-- start RECORDED INFORMATION --

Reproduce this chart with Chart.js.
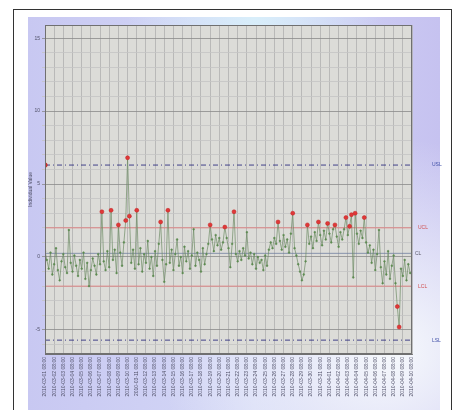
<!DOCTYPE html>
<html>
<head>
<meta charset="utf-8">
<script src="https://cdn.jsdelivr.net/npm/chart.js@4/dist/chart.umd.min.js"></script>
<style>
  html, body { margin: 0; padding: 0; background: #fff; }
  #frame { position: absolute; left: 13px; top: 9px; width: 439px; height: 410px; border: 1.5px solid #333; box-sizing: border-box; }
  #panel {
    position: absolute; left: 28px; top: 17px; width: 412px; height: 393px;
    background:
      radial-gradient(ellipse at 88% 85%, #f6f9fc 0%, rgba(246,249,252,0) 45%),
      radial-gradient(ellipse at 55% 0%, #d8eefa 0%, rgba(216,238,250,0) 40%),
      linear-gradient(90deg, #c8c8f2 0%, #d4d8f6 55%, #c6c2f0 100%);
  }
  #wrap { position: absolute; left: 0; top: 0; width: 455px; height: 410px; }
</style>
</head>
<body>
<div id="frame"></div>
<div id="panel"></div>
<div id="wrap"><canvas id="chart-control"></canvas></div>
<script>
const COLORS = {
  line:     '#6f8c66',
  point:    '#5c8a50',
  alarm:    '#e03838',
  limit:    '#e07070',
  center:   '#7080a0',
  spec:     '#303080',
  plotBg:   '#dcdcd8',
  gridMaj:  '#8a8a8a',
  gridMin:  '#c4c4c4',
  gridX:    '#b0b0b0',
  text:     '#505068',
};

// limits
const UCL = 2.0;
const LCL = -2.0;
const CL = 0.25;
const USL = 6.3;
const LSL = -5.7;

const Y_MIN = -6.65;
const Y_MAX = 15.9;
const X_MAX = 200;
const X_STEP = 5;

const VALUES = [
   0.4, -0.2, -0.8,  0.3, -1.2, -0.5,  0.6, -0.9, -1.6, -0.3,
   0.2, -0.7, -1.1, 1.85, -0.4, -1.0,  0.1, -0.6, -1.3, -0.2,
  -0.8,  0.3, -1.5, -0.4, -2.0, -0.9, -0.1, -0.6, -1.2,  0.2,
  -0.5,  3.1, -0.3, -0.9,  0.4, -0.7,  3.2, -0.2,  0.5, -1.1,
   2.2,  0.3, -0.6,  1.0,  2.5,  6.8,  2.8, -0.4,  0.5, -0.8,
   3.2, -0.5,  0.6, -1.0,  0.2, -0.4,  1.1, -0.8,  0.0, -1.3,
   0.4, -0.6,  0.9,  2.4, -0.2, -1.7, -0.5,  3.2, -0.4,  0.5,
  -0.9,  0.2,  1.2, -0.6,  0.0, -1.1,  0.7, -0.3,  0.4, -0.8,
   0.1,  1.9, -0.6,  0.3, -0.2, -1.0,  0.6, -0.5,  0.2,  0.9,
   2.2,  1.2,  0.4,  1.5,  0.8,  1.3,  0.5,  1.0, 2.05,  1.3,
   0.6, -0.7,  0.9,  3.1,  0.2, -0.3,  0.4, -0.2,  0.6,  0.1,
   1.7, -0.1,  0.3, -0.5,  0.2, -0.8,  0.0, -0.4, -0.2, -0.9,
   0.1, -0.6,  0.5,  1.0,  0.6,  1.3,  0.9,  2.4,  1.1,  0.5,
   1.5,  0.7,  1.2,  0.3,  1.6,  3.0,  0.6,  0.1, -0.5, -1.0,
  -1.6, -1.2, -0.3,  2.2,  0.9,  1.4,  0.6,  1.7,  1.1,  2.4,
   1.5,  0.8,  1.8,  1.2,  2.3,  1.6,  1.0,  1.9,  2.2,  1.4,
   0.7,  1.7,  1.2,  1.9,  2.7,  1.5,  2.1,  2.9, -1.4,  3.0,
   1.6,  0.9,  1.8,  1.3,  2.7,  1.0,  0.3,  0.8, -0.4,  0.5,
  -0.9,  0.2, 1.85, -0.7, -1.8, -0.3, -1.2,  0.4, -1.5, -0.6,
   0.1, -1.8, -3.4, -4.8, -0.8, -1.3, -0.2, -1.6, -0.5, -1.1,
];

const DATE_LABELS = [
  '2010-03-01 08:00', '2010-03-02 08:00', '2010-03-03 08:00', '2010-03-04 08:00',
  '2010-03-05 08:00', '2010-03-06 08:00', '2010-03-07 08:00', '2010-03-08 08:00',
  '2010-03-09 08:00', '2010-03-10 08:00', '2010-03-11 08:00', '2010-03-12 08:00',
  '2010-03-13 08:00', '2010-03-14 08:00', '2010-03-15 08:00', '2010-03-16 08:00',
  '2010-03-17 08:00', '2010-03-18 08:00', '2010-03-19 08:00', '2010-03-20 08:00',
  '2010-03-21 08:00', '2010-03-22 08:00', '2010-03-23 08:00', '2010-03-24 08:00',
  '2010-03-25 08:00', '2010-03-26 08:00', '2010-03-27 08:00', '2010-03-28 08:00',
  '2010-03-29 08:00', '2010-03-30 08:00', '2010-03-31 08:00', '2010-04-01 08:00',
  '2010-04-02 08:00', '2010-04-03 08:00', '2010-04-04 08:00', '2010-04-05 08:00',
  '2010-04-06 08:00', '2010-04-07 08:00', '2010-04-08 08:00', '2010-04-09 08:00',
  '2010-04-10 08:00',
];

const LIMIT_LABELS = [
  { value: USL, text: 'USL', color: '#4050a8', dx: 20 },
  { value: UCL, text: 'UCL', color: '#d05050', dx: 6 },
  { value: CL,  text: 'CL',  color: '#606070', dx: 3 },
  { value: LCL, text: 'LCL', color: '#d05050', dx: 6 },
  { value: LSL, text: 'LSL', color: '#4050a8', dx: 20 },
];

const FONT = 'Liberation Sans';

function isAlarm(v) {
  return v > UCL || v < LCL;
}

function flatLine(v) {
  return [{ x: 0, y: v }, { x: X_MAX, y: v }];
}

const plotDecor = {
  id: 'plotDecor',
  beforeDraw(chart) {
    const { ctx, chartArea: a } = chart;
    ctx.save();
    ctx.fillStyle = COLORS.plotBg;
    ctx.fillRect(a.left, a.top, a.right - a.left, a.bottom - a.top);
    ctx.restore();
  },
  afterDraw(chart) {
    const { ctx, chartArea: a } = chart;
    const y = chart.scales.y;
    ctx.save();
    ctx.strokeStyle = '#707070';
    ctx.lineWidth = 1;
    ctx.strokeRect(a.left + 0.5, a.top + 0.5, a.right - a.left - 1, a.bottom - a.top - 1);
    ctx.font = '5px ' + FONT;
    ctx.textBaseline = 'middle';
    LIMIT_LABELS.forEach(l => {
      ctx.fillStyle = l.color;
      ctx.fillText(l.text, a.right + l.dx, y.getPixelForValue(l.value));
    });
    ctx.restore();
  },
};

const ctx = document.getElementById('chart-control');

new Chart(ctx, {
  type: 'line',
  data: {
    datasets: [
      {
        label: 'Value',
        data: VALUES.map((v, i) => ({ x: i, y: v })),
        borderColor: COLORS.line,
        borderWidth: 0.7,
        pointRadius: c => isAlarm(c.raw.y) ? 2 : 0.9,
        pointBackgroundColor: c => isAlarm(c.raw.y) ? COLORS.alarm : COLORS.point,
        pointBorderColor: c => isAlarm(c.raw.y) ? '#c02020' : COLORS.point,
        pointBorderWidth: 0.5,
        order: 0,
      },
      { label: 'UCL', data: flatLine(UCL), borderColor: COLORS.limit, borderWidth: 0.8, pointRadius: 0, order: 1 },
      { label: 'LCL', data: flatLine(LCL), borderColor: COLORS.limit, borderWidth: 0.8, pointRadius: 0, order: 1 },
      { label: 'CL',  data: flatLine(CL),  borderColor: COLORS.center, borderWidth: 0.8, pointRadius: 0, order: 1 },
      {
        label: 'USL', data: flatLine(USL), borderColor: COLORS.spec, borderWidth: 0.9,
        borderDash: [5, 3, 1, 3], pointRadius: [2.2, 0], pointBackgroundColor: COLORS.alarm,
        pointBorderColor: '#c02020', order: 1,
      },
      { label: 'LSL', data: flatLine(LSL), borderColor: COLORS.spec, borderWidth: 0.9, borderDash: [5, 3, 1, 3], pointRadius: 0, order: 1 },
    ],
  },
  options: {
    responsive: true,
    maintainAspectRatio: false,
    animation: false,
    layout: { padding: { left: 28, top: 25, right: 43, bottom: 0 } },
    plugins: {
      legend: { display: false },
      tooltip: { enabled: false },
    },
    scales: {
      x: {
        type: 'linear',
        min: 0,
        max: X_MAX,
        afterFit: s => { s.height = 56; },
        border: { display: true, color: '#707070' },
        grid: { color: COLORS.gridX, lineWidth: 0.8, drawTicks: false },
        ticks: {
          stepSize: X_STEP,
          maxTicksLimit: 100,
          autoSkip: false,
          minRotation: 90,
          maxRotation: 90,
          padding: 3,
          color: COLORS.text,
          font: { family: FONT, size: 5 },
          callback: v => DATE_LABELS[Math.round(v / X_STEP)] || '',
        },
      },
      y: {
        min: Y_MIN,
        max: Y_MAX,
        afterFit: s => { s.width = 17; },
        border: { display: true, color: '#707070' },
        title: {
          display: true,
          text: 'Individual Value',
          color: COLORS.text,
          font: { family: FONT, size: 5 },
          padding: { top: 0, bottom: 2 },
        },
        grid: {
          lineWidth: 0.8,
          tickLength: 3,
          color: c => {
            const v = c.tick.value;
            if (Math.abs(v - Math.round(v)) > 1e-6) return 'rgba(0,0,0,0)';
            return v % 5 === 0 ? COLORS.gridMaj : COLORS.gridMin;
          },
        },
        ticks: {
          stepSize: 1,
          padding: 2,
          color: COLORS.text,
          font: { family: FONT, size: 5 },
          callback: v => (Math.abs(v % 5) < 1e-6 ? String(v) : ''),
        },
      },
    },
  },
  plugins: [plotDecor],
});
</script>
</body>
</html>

-- end RECORDED INFORMATION --

• YOUR INSTRUCTIONS
From the first line of the listing above, repeat every line through the one holding "const LSL = -5.7;". Both ends count, and pictures stay out.

• REPLY TO THE TASK
Reproduce this chart with Chart.js.
<!DOCTYPE html>
<html>
<head>
<meta charset="utf-8">
<script src="https://cdn.jsdelivr.net/npm/chart.js@4/dist/chart.umd.min.js"></script>
<style>
  html, body { margin: 0; padding: 0; background: #fff; }
  #frame { position: absolute; left: 13px; top: 9px; width: 439px; height: 410px; border: 1.5px solid #333; box-sizing: border-box; }
  #panel {
    position: absolute; left: 28px; top: 17px; width: 412px; height: 393px;
    background:
      radial-gradient(ellipse at 88% 85%, #f6f9fc 0%, rgba(246,249,252,0) 45%),
      radial-gradient(ellipse at 55% 0%, #d8eefa 0%, rgba(216,238,250,0) 40%),
      linear-gradient(90deg, #c8c8f2 0%, #d4d8f6 55%, #c6c2f0 100%);
  }
  #wrap { position: absolute; left: 0; top: 0; width: 455px; height: 410px; }
</style>
</head>
<body>
<div id="frame"></div>
<div id="panel"></div>
<div id="wrap"><canvas id="chart-control"></canvas></div>
<script>
const COLORS = {
  line:     '#6f8c66',
  point:    '#5c8a50',
  alarm:    '#e03838',
  limit:    '#e07070',
  center:   '#7080a0',
  spec:     '#303080',
  plotBg:   '#dcdcd8',
  gridMaj:  '#8a8a8a',
  gridMin:  '#c4c4c4',
  gridX:    '#b0b0b0',
  text:     '#505068',
};

// limits
const UCL = 2.0;
const LCL = -2.0;
const CL = 0.25;
const USL = 6.3;
const LSL = -5.7;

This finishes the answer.